Among those in the driver’s seat is research assistant Mozhgan Rahimi Boldaji, an Iranian graduate student scheduled to finish her PhD in mechanical engineering this spring. A burgeoning expert in computational fluid dynamics simulations, Mozhgan is currently researching an advanced combustion model – created in Dr. Lawler’s lab – promising lower emissions and new ICE efficiencies.
“Current advanced-combustion modes only work over a limited range of operating conditions,” Dr. Lawler notes. “But we’re working on technology that will offer control over a wider range.”
Laboratory demonstrations have proved promising, and as the professor seeks funding for actual vehicle demonstrations, he credits the efforts of researchers like Mozghan, whose “contributions have been incredibly helpful.”
“When I first got to Stony Brook, we had to build the actual lab, and we didn’t have experimental capabilities right away,” the professor says. “But we could get started right away on modeling and simulations, and Mozghan was able to do some of the initial computational fluid dynamics studies, which led to other breakthroughs.”
Similarly successful has been research assistant Deivanayagam Hariharan, also a mechanical engineering PhD candidate, who has been working on advanced combustion modes based on a 2018 patent granted to Drs. Lawler and Sotirios.
Current advanced combustion modes require two different fuels to provide lower emissions and better controls – but “manufacturers don’t like two fuels,” according to Dr. Lawler, who teamed with his primary collaborator to create a “single-parent fuel” that, essentially, reacts to a catalyst that turns the parent fuel into something else.
“Effectively, you have two fuels on board to meet this dual-fuel strategy,” Dr. Lawler says, adding that Deivanayagam – who goes by Deiva – has been “doing phenomenally well” conducting formulation and evaluation experiments.
“Deiva’s actually conducting a lot of the pioneering experiments for that combustion mode, which really nobody else has studied,” Dr. Lawler notes.
Also breaking new ground is mechanical engineering PhD candidate Yingcong Zhou, who has been working on primary modeling and simulation for what Dr. Lawler describes as a “completely novel engine architecture.”
“There’s nothing like it,” the professor adds, “in production vehicles or anywhere else.”
Absent certain traditional components (a crank shaft, for instance) and generating electricity directly from combustion (as opposed to pairing the engine with a generator), the novel tech could be used as a “range extender” for electric vehicles – and could even be used to store backup juice for electric-vehicle batteries.
“Yingcong has a computer model that can simulate a wide variety of different architectures, operating conditions, fuels, etc., so he can compare the efficiency and the benefits and the drawbacks of each,” Dr. Lawler says. “Right now, we’re trying to maximize efficiency and learn which operational ranges are most efficient.”

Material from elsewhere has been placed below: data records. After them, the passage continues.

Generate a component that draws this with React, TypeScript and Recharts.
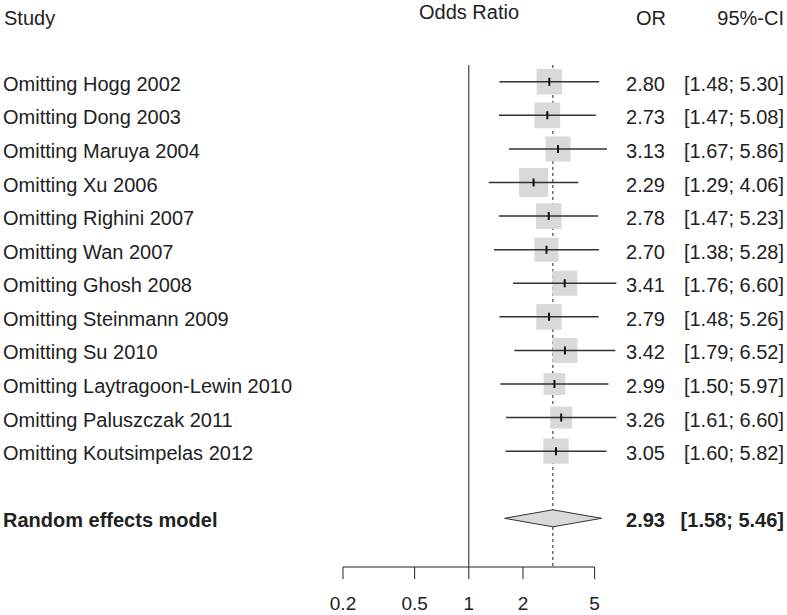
import React from "react";
import { ReferenceLine, Scatter, ScatterChart, XAxis, YAxis } from "recharts";

// leave-one-out sensitivity analysis
const studies = [
  "Hogg 2002",
  "Dong 2003",
  "Maruya 2004",
  "Xu 2006",
  "Righini 2007",
  "Wan 2007",
  "Ghosh 2008",
  "Steinmann 2009",
  "Su 2010",
  "Laytragoon-Lewin 2010",
  "Paluszczak 2011",
  "Koutsimpelas 2012",
];
const oddsRatios = [2.8, 2.73, 3.13, 2.29, 2.78, 2.7, 3.41, 2.79, 3.42, 2.99, 3.26, 3.05];
const ciLower = [1.48, 1.47, 1.67, 1.29, 1.47, 1.38, 1.76, 1.48, 1.79, 1.5, 1.61, 1.6];
const ciUpper = [5.3, 5.08, 5.86, 4.06, 5.23, 5.28, 6.6, 5.26, 6.52, 5.97, 6.6, 5.82];
// relative weight of each row (drives the square size)
const boxWeights = [1.02, 1.03, 1.0, 1.16, 1.02, 0.96, 1.0, 1.02, 1.0, 0.87, 0.88, 1.01];

const pooledLabel = "Random effects model";
const pooledOR = 2.93;
const pooledLower = 1.58;
const pooledUpper = 5.46;

const nullEffect = 1;
const axisTicks = [0.2, 0.5, 1, 2, 5];

const POOLED_ROW = studies.length + 1;
const ROW_DOMAIN: [number, number] = [-0.5, 14.45];
const labelRows = [...studies.map((_, i) => i), POOLED_ROW];

const studyRows = studies.map((name, i) => ({
  name,
  row: i,
  or: oddsRatios[i],
  weight: boxWeights[i],
}));

// one two-point series per study for the confidence interval whisker
const ciRows = studies.map((_, i) => [
  { row: i, or: ciLower[i] },
  { row: i, or: ciUpper[i] },
]);

const pooledRows = [pooledLower, pooledOR, pooledUpper].map((v) => ({
  row: POOLED_ROW,
  or: v,
}));

// vertical guides, drawn as series so they sit under the squares
const verticalAt = (v: number) => ROW_DOMAIN.map((r) => ({ row: r, or: v }));

const fmt = (v: number) => v.toFixed(2);
const FONT = "'Liberation Sans', Arial, sans-serif";
const TEXT = "#222";

const Empty = () => <g />;

const StudyBox = ({ cx, cy, payload }: any) => {
  const side = 25 * payload.weight;
  return <rect x={cx - side / 2} y={cy - side / 2} width={side} height={side} fill="#d9d9d9" />;
};

const EstimateTick = ({ cx, cy }: any) => (
  <line x1={cx} x2={cx} y1={cy - 4} y2={cy + 4} stroke="#111" strokeWidth={2} />
);

const Diamond = (props: any) => {
  const pts = props.points;
  if (!pts || pts.length < 3) return <g />;
  const [l, m, r] = pts;
  const h = 8.5;
  return (
    <polygon
      points={`${l.x},${l.y} ${m.x},${m.y - h} ${r.x},${r.y} ${m.x},${m.y + h}`}
      fill="#d9d9d9"
      stroke="#333"
      strokeWidth={1}
    />
  );
};

const StudyLabel = ({ y, payload }: any) => {
  const i = payload.value;
  const pooled = i === POOLED_ROW;
  return (
    <text x={3} y={y} dy={9} fontSize={20} fontFamily={FONT} fontWeight={pooled ? 700 : 400} fill={TEXT}>
      {pooled ? pooledLabel : `Omitting ${studies[i]}`}
    </text>
  );
};

const EffectLabel = ({ y, payload }: any) => {
  const i = payload.value;
  const pooled = i === POOLED_ROW;
  const est = pooled ? pooledOR : oddsRatios[i];
  const lo = pooled ? pooledLower : ciLower[i];
  const hi = pooled ? pooledUpper : ciUpper[i];
  return (
    <g fontSize={20} fontFamily={FONT} fontWeight={pooled ? 700 : 400} fill={TEXT}>
      <text x={665} y={y} dy={9} textAnchor="end">
        {fmt(est)}
      </text>
      <text x={784} y={y} dy={9} textAnchor="end">
        {`[${fmt(lo)}; ${fmt(hi)}]`}
      </text>
    </g>
  );
};

export default function App() {
  return (
    <div style={{ position: "relative", width: 787, height: 615, background: "#fff" }}>
      <style>{"body{margin:0}"}</style>
      <ScatterChart width={787} height={615} margin={{ top: 65, right: 0, bottom: 0, left: 0 }}>
        <XAxis
          type="number"
          dataKey="or"
          scale="log"
          domain={[0.2, 8]}
          allowDataOverflow
          ticks={axisTicks}
          interval={0}
          tickFormatter={(v: number) => String(v)}
          axisLine={false}
          tickSize={12}
          tickMargin={18}
          height={48}
          tickLine={{ stroke: TEXT }}
          tick={{ fontSize: 19, fill: TEXT, fontFamily: FONT }}
        />
        <YAxis
          type="number"
          dataKey="row"
          domain={ROW_DOMAIN}
          reversed
          allowDataOverflow
          ticks={labelRows}
          interval={0}
          width={343}
          axisLine={false}
          tickLine={false}
          tick={<StudyLabel />}
        />
        <YAxis
          yAxisId="right"
          orientation="right"
          type="number"
          dataKey="row"
          domain={ROW_DOMAIN}
          reversed
          allowDataOverflow
          ticks={labelRows}
          interval={0}
          width={155.63}
          axisLine={false}
          tickLine={false}
          tick={<EffectLabel />}
        />
        <ReferenceLine
          segment={[
            { x: axisTicks[0], y: ROW_DOMAIN[1] },
            { x: axisTicks[axisTicks.length - 1], y: ROW_DOMAIN[1] },
          ]}
          stroke={TEXT}
          ifOverflow="visible"
        />
        <Scatter
          data={verticalAt(nullEffect)}
          shape={<Empty />}
          line={{ stroke: TEXT, strokeWidth: 1 }}
          lineType="joint"
          isAnimationActive={false}
        />
        <Scatter
          data={verticalAt(pooledOR)}
          shape={<Empty />}
          line={{ stroke: "#444", strokeWidth: 1.2, strokeDasharray: "3 3" }}
          lineType="joint"
          isAnimationActive={false}
        />
        <Scatter data={studyRows} shape={<StudyBox />} isAnimationActive={false} />
        {ciRows.map((pts, i) => (
          <Scatter
            key={studies[i]}
            data={pts}
            shape={<Empty />}
            line={{ stroke: "#333", strokeWidth: 1.5 }}
            lineType="joint"
            isAnimationActive={false}
          />
        ))}
        <Scatter data={studyRows} shape={<EstimateTick />} isAnimationActive={false} />
        <Scatter data={pooledRows} shape={<Empty />} line={Diamond} lineType="joint" isAnimationActive={false} />
      </ScatterChart>
      <svg
        width={787}
        height={65}
        style={{ position: "absolute", left: 0, top: 0, pointerEvents: "none" }}
        fontFamily={FONT}
        fontSize={20}
        fill={TEXT}
      >
        <text x={4} y={25}>Study</text>
        <text x={469} y={19} textAnchor="middle">Odds Ratio</text>
        <text x={666} y={25} textAnchor="end">OR</text>
        <text x={784} y={25} textAnchor="end">95%-CI</text>
      </svg>
    </div>
  );
}
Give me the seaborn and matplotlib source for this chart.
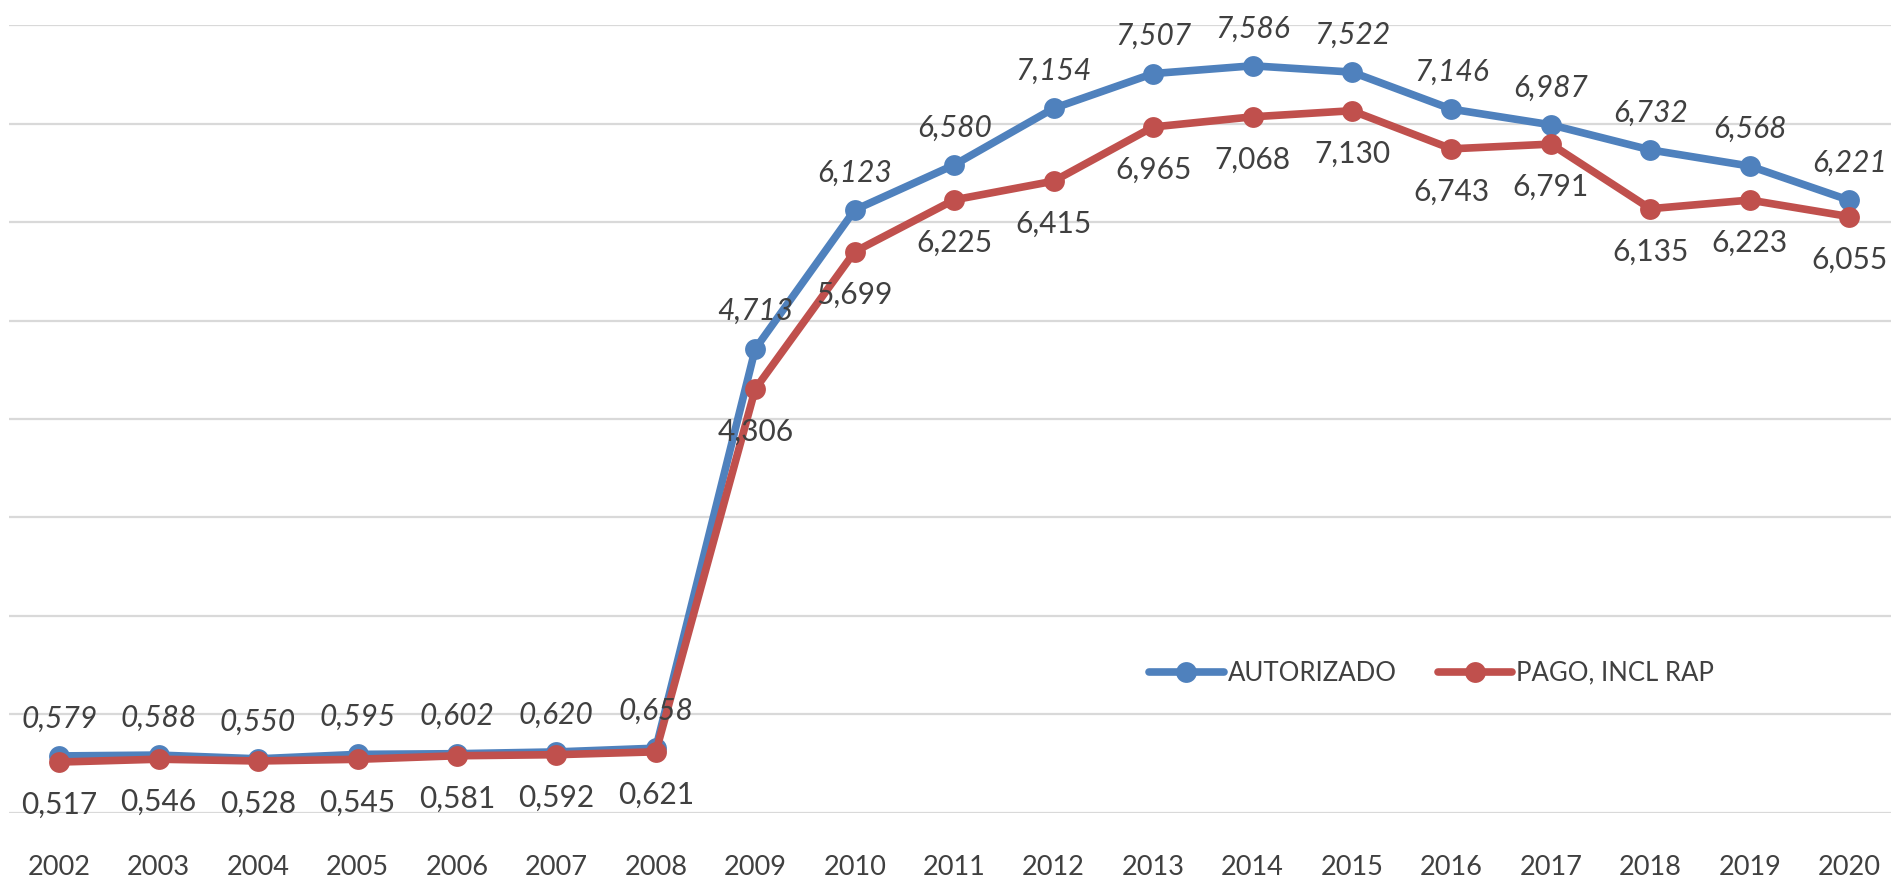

Experiment-and-advance also describes that work of mechanical engineering PhD candidate Brian Gainey, who’s picked up where Mozhgan’s computer simulations left off.
“It took two-plus years to develop the lab, and it made the most sense for Mozghan to start her simulation work right away,” Dr. Lawler notes. “Now Brian is taking some of those results and testing them in our single-cylinder, fully instrumented research engines.”
So far, Brian’s work has shown that the advanced combustion models can deliver low emissions and high efficiency in certain practical applications. But if Drs. Lawler and Sotirios are truly going to fulfill their mission of coexisting with and supporting the electric-vehicle market, diverse groups of researchers like Brian and the rest still have a lot of work ahead.
“Transportation companies are incredibly risk-adverse, so it takes a lot of time for new technologies to be implemented,” Dr. Lawler notes. “So, the work of these students is incredibly important.